In response to a question later in the evening, Safire said he believes that Sharon, who he has a longtime close personal relationship with, is “dying to make a deal.”

“He’s talking about painful compromises. He’s ready to change on some of those settlements, not just the illegal ones but the legal ones,” the columnist said of the Israeli prime minister. “Not the Ariel settlement but…some of those settlements that require too much Israeli Army protection and are really provocations in the midst of the Gaza are not going to be continued,” Safire said.

“This is the time, this is the man who is eager to not go down in Israeli history as the man who did not make peace, but he wants to be the one who brought peace with security. Sharon, the man of the right, can drag a lot of the right into an agreement that the right would not stand for if a man of the left had negotiated it.”

At the same time, he derided the Geneva Accords and similar attempts by people out of office in Israel and the Palestinian Authority to promote final settlement terms as “public relations” stunts that have no real prospect of moving the process forward.

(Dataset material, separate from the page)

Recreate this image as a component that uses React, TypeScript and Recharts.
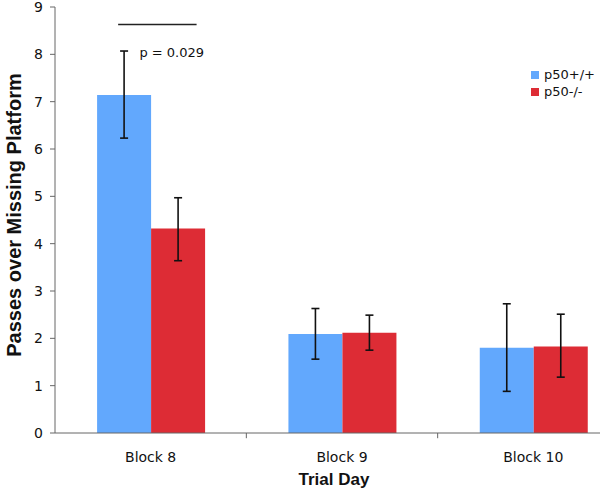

As for why the international press had given so much space to reporting on the December 1 announcement in Geneva, Safire said, “There is a general feeling of reporters all over the world that we’re for the underdog and Palestinians have usurped the Israelis’ position as underdog ever since 1967. So that is built into the overly friendly coverage of a false deal and a closing of the eye to the Palestinian Authority’s refusal to take charge of their land — the land they’ve already got.”

“I am sometimes in error; I am never in doubt,” Safire said in advance of predicting the outcome of next year’s presidential race and looking ahead to 2008. Safire answered the final question of the night by noting his support for Howard Dean’s candidacy, “because I remember George McGovern and the campaign in which McGovern lost 49 of the 50 states.”

“In New Hampshire, you don’t campaign on television; you don’t campaign at huge rallies. It’s 20, 30 people at a time in living rooms,” he said. “I was speaking to one of the editors up there…and he was saying, ‘You know, he’s not doing well in those small groups. For some reason, people don’t like him.’ He comes on very strong and arrogant and angry.”

Safire said the person to watch for an upset in New Hampshire was not John Kerry but John Edwards, the North Carolina senator, who does campaign well in small groups.

Returning to the “conventional wisdom” he had just tweaked, Safire predicted that Dean would win the nomination and go on to lose 40 states in November, setting up a 2008 race between Sen. Hillary Rodam Clinton (D-NY) and Bush’s National Security Advisor Condoleezza Rice.